(originally published - Autumn 2010 newsletter)

Dr Graeme Pearman AM FAA FTSE trained at the University of Western Australia. He joined CSIRO in 1971 and was Chief of Atmospheric Research from 1992 to 2002.His personal research focused on the global carbon budget; and why atmospheric levels of greenhouse gases are changing.

Dr Pearman was a pioneer in Australian climate science, alerting government and industry to observations of climate change indicators in the early nineties.Among other awards he has received the CSIRO Medal, a UN Environment Program Global 500 Award, Medal of the Order of Australia and a Federation Medal for his services to science.

Dr Pearman is now the Director of Graeme Pearman Consulting Pty Ltd, an Adjunct Senior Research Fellow with Monash University and contracts to private and public sector groups. He is currently a member of Greenfleet's Nationa lAdvisory and was also a former Director and Chairman of the Greenfleet Board.

How have you seen the general attitude towards the environment change over time?

Forty years ago, environmental issues were often seen to be the purview of extreme green groups whereas, the environment is now much more mainstream. This is particularly so for younger people, as now, education brings with it a more inclusive view of the environment.

What did you find most challenging in your role as the Chief of Atmospheric Research for CSIRO?

Conservatism within and outside the organisation meant that the emergence of the environment and in particular the climate-change issue was not always seen as being important. Also, I struggled with the emerging view that public servants should not be free to speak about what their expertise revealed to them. I have perhaps a naïve view that anyone should be able to speak about their views and everyone else is entitled to listen or reject those ideas.

In 2007-2008 you delivered more than 150 briefings on climate change science to companies, governments, peak industry bodies and the general public. What sort of reactions did you get at the time?

Mostly this is great. By and large I am invited by companies wishing to manage the risk of climate change. They generally understand that we do not know everything we would like to know about the climate, but that there is a risk that has to be managed. The interface between what I know and what they know about their own businesses is exciting and profitable.

In your opinion, what are the biggest short- and long-term threats facing Australia due to climate change?

In the short term, the greatest threat to Australia is widespread loss of water resources that give rise to potential risk of bush fires, loss of agricultural productivity, and major interference to biological systems. The frequency of more intense meteorological events is likely to impact on coastal inundation and risk to infrastructure. In the longer-term, there is a risk of the collapse of natural ecosystems such as the Great Barrier Reef, but also of many terrestrial ecosystems. Part of the threat is the sheer lack of general understanding of the fragility of complex systems such as ecosystems. But perhaps the biggest threat is ourselves: our personal and shared views of what constitutes wealth, well being, success and achievement. For these underpin the ongoing desire for more materials and the need for more energy.

And opportunities?

Climate change demands new paradigms of behaviour, business and commerce. This new world offers enormous opportunities. These may lie particularly in new ways of sourcing and using energy; in new energy resources, the so-called renewables; in energy efficiency in both energy generation and utilisation; in new opportunities for transport; in better ways of managing the land to deliver value in terms of products, biodiversity, protection and stewardship over the quality of the soils. New exciting ways of doing businesses can be underpinned with attention to the ethos of sustainability, managing risk and building resilience in the face of uncertainty. The possibilities abound.
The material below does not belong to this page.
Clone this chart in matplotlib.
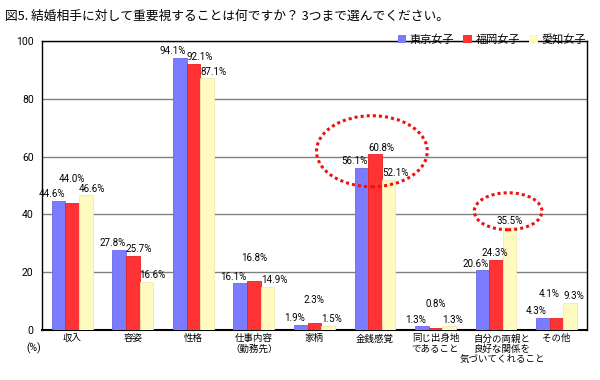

You recently visited Antarctica; can you tell us about your trip?

Simply a wonderful experience. I suppose I was ready for the impact of a truly grand and imposing physical environment. But I was less prepared for the biological productivity of the oceans; the teaming level of life. And to be so close to it was really amazing.

What are your hopes for the future?

The threat posed by climate change has exposed the fact that societal evolution as random and un-strategic as it is, has led to a role for markets, advertising, a commitment to growth and consumerism, paradigms of behaviour and ethics, etc.,that appear to be unsustainable. My hope is that we will learn from this threat, because its messages are much more profound than climate change itself-and that is very important. To do so requires critical appraisal of the way things are, the way we are, our institutional structures that determine so much of the direction that we take. I hope for a future in which human values and goals are more consistent with strategic views of where we wish to be as a species and less about the next purchase or the next election.